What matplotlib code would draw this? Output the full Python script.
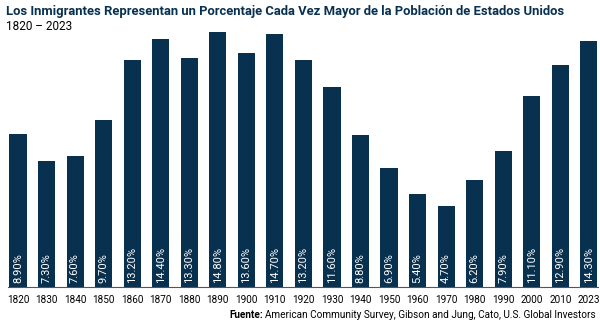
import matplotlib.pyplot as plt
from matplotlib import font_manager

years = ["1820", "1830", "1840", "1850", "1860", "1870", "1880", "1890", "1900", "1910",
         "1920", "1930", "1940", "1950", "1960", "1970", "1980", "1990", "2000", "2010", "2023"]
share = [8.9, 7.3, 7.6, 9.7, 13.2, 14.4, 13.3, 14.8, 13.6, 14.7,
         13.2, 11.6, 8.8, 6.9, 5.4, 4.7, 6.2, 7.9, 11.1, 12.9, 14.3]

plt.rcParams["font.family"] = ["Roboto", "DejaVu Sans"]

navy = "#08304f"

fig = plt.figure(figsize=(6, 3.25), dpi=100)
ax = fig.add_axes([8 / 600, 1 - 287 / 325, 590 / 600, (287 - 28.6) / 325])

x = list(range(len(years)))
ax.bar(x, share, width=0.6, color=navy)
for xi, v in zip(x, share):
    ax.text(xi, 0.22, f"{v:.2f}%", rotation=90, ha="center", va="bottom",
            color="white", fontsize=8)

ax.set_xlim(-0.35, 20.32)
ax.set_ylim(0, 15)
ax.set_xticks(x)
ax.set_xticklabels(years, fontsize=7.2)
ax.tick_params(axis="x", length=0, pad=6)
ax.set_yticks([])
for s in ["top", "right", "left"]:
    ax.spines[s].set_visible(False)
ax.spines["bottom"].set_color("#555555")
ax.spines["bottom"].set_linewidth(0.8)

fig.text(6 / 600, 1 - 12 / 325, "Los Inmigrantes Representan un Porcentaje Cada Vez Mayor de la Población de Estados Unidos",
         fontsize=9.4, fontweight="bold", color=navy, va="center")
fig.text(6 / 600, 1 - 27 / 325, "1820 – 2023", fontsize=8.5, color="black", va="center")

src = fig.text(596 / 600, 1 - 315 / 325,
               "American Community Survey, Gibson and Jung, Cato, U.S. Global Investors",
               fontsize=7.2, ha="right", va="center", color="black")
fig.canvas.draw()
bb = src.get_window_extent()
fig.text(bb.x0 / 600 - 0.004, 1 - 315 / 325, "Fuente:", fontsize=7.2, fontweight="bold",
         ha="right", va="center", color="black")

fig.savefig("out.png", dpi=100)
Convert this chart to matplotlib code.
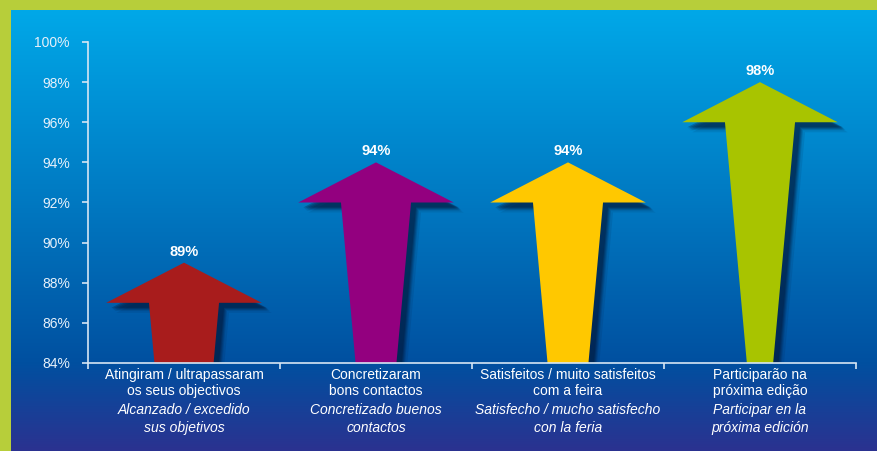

_What is expected_
Would you return the data exactly as written, without the pictures?

_Response to the exercise_
What matplotlib code would draw this? Output the full Python script.
import matplotlib.pyplot as plt
from matplotlib import font_manager

years = ["1820", "1830", "1840", "1850", "1860", "1870", "1880", "1890", "1900", "1910",
         "1920", "1930", "1940", "1950", "1960", "1970", "1980", "1990", "2000", "2010", "2023"]
share = [8.9, 7.3, 7.6, 9.7, 13.2, 14.4, 13.3, 14.8, 13.6, 14.7,
         13.2, 11.6, 8.8, 6.9, 5.4, 4.7, 6.2, 7.9, 11.1, 12.9, 14.3]

plt.rcParams["font.family"] = ["Roboto", "DejaVu Sans"]

navy = "#08304f"

fig = plt.figure(figsize=(6, 3.25), dpi=100)
ax = fig.add_axes([8 / 600, 1 - 287 / 325, 590 / 600, (287 - 28.6) / 325])

x = list(range(len(years)))
ax.bar(x, share, width=0.6, color=navy)
for xi, v in zip(x, share):
    ax.text(xi, 0.22, f"{v:.2f}%", rotation=90, ha="center", va="bottom",
            color="white", fontsize=8)

ax.set_xlim(-0.35, 20.32)
ax.set_ylim(0, 15)
ax.set_xticks(x)
ax.set_xticklabels(years, fontsize=7.2)
ax.tick_params(axis="x", length=0, pad=6)
ax.set_yticks([])
for s in ["top", "right", "left"]:
    ax.spines[s].set_visible(False)
ax.spines["bottom"].set_color("#555555")
ax.spines["bottom"].set_linewidth(0.8)

fig.text(6 / 600, 1 - 12 / 325, "Los Inmigrantes Representan un Porcentaje Cada Vez Mayor de la Población de Estados Unidos",
         fontsize=9.4, fontweight="bold", color=navy, va="center")
fig.text(6 / 600, 1 - 27 / 325, "1820 – 2023", fontsize=8.5, color="black", va="center")

src = fig.text(596 / 600, 1 - 315 / 325,
               "American Community Survey, Gibson and Jung, Cato, U.S. Global Investors",
               fontsize=7.2, ha="right", va="center", color="black")
fig.canvas.draw()
bb = src.get_window_extent()
fig.text(bb.x0 / 600 - 0.004, 1 - 315 / 325, "Fuente:", fontsize=7.2, fontweight="bold",
         ha="right", va="center", color="black")

fig.savefig("out.png", dpi=100)
Convert this chart to matplotlib code.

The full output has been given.